Nous pouvons maintenant résoudre le problème pratique que nous nous sommes posé au début de ce travail.

S’il est une règle de conduite dont le caractère moral n’est pas contesté, c’est celle qui nous ordonne de réaliser en nous les traits essentiels du type collectif. C’est chez les peuples inférieurs qu’elle atteint son maximum de rigueur. Là, le premier devoir est de ressembler à tout le monde, de n’avoir rien de personnel ni en fait de croyances, ni en fait de pratiques. Dans les sociétés plus avancées, les similitudes exigées sont moins nombreuses ; il en est pourtant encore, nous l’avons vu, dont l’absence nous constitue en état de faute morale. Sans doute, le crime compte moins de catégories différentes ; mais, aujourd’hui comme autrefois, si le criminel est l’objet de la réprobation, c’est parce qu’il n’est pas notre semblable. De même, à un degré inférieur, les actes simplement immoraux et prohibés comme tels sont ceux qui témoignent de dissemblances moins profondes, quoique encore graves. N’est-ce pas d’ailleurs cette règle que la morale commune exprime, quoique dans un langage un peu différent, quand elle ordonne à l’homme d’être un homme dans toute l’acception du mot, c’est-à-dire d’avoir toutes les idées et tous les sentiments qui constituent une conscience humaine ? Sans doute, si l’on prend la formule à la lettre, l’homme qu’elle nous prescrit d’être serait l’homme en général et non celui de telle ou telle espèce sociale. Mais, en réalité, cette conscience humaine que nous devons réaliser intégralement en nous n’est autre chose que la conscience collective du groupe dont nous faisons partie. Car de quoi peut-elle être composée, sinon des idées et des sentiments auxquels nous sommes le plus attachés ? Où irions-nous chercher les traits de notre modèle si ce n’est en nous et autour de nous ? Si nous croyons que cet idéal collectif est celui de l’humanité tout entière, c’est qu’il est devenu assez abstrait et général pour paraître convenir à tous les hommes indistinctement. Mais, en fait, chaque peuple se fait de ce type soi-disant humain une conception particulière qui tient à son tempérament personnel. Chacun se le représente à son image. Même le moraliste qui croit pouvoir, par la force de la pensée, se soustraire à l’influence des idées ambiantes, ne saurait y parvenir ; car il en est tout imprégné et, quoi qu’il fasse, c’est elles qu’il retrouve dans la suite de ses déductions. C’est pourquoi chaque nation a son école de philosophie morale en rapport avec son caractère.

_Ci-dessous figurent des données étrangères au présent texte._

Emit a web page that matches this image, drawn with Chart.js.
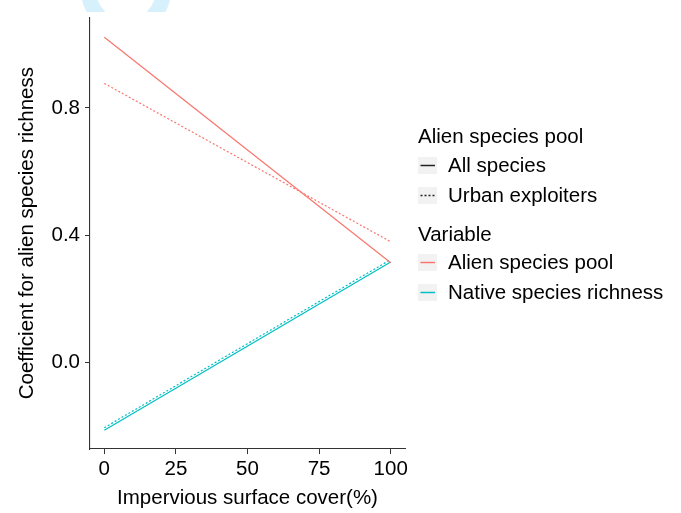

D’autre part, nous avons montré que cette règle avait pour fonction de prévenir tout ébranlement de la conscience commune et, par conséquent, de la solidarité sociale, et qu’elle ne peut s’acquitter de ce rôle qu’à condition d’avoir un caractère moral. Il est impossible que les offenses aux sentiments collectifs les plus fondamentaux soient tolérées sans que la société se désintègre ; mais il faut qu’elles soient combattues à l’aide de cette réaction particulièrement énergique qui est attachée aux règles morales.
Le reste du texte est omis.